Tadaaki Kuwayama, TK847-3/4-18, 2018 aluminium strip and acrylic on canvas, 121 × 121cm. Courtesy Whitestone Gallery

Tadaaki Kuwayama, known for his monochrome painting, has died. Kuwayama was born in Nagoya, Japan, and studied Japanese nihonga painting at the Tokyo National University of Fine Arts and Music until 1956, but became fascinated from afar by the burgeoning abstract painting scene emerging in America and Europe at the time. The passion led to his emigration, alongside his wife, fellow artist Rakuko Naito, to New York two years after graduating.

There he developed a series of monochrome works, initially in bright primary colours, each canvas subdivided by vertical and horizontal metal strips.

Meeting the likes of Donald Judd and Frank Stella, into the 1970s his process became more industrial in intent, Kuwayama taking up acrylic and spray paint to produce metallic colours with a high-sheen finish, often presenting his work freestanding.

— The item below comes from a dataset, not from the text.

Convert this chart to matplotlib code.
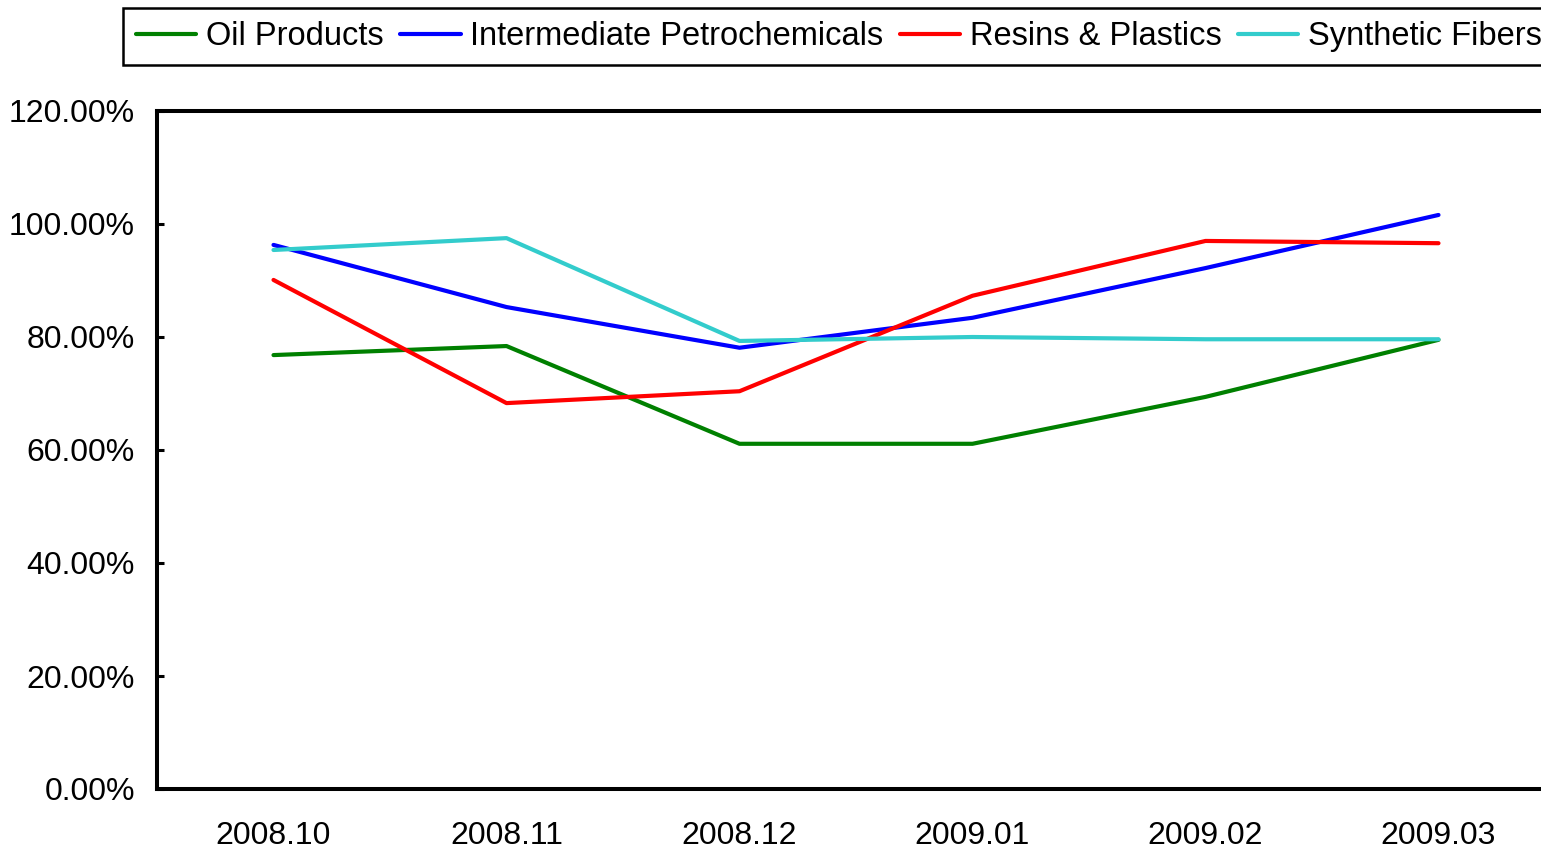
import matplotlib
matplotlib.use("Agg")
import matplotlib.pyplot as plt
from matplotlib.ticker import FuncFormatter, MultipleLocator

months = ["2008.10", "2008.11", "2008.12", "2009.01", "2009.02", "2009.03"]
oil_products = [76.8, 78.4, 61.1, 61.1, 69.4, 79.5]
intermediate_petrochemicals = [96.3, 85.3, 78.1, 83.4, 92.2, 101.6]
resins_plastics = [90.1, 68.3, 70.4, 87.3, 97.0, 96.6]
synthetic_fibers = [95.4, 97.5, 79.3, 80.0, 79.6, 79.6]

series = [
    ("Oil Products", oil_products, "#008000"),
    ("Intermediate Petrochemicals", intermediate_petrochemicals, "#0000FF"),
    ("Resins & Plastics", resins_plastics, "#FF0000"),
    ("Synthetic Fibers", synthetic_fibers, "#33CCCC"),
]

plt.rcParams["font.family"] = ["Liberation Sans", "DejaVu Sans"]
FS = 23

W, H = 1541, 851
fig = plt.figure(figsize=(W / 100, H / 100), dpi=100)
ax = fig.add_axes([157 / W, (H - 789) / H, (1555 - 157) / W, (789 - 111) / H])

x = list(range(len(months)))
handles = []
for name, vals, col in series:
    h, = ax.plot(x, vals, color=col, lw=3.0, label=name, solid_capstyle="round",
                 solid_joinstyle="round", clip_on=False)
    handles.append(h)

ax.set_xlim(-0.5, len(months) - 0.5)
ax.set_ylim(0, 120)
ax.yaxis.set_major_locator(MultipleLocator(20))
ax.yaxis.set_major_formatter(FuncFormatter(lambda v, p: f"{v:.2f}%"))
ax.set_xticks(x)
ax.set_xticklabels(months)

for s in ax.spines.values():
    s.set_linewidth(2.9)
    s.set_color("black")

ax.tick_params(axis="y", direction="in", length=5, width=2.2, labelsize=FS, pad=16)
ax.tick_params(axis="x", length=0, labelsize=FS, pad=23)

leg = fig.legend(handles=handles, loc="upper left",
                 bbox_to_anchor=(123 / W, 1 - 8 / H), ncol=4, frameon=True,
                 fontsize=23.5, handlelength=1.85, handletextpad=0.3,
                 columnspacing=0.5, borderpad=0.4, borderaxespad=0,
                 fancybox=False, framealpha=1)
leg.get_frame().set_edgecolor("black")
leg.get_frame().set_linewidth(1.8)

fig.savefig("out.png", dpi=100)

In 1966 he was included in two influential exhibitions, Systemic Painting at the Guggenheim Museum and Vormen van de Kleur (Forms of Colour) at the Stedelijk Museum, Amsterdam, but it was Germany who embraced his later work the most, especially as his palette became more austere and he experimented in the use of serial discrete canvases in a single work. He had solo exhibitions at Folkwang Museum Essen (1974), the Museum für Konkrete Kunst Ingolstadt (1997) and the Galerie Renate Bender Munich (1997 and 2002). In June the The Mayor Gallery in London held a joint exhibition of Kuwayama and Naito. 

Kuwayama’s work can be found in public collections such as the Guggenheim Museum, New York; Folkwang Museum, Essen; The Museum of Modern Art, New York; and the Neue Nationalgalerie, Berlin.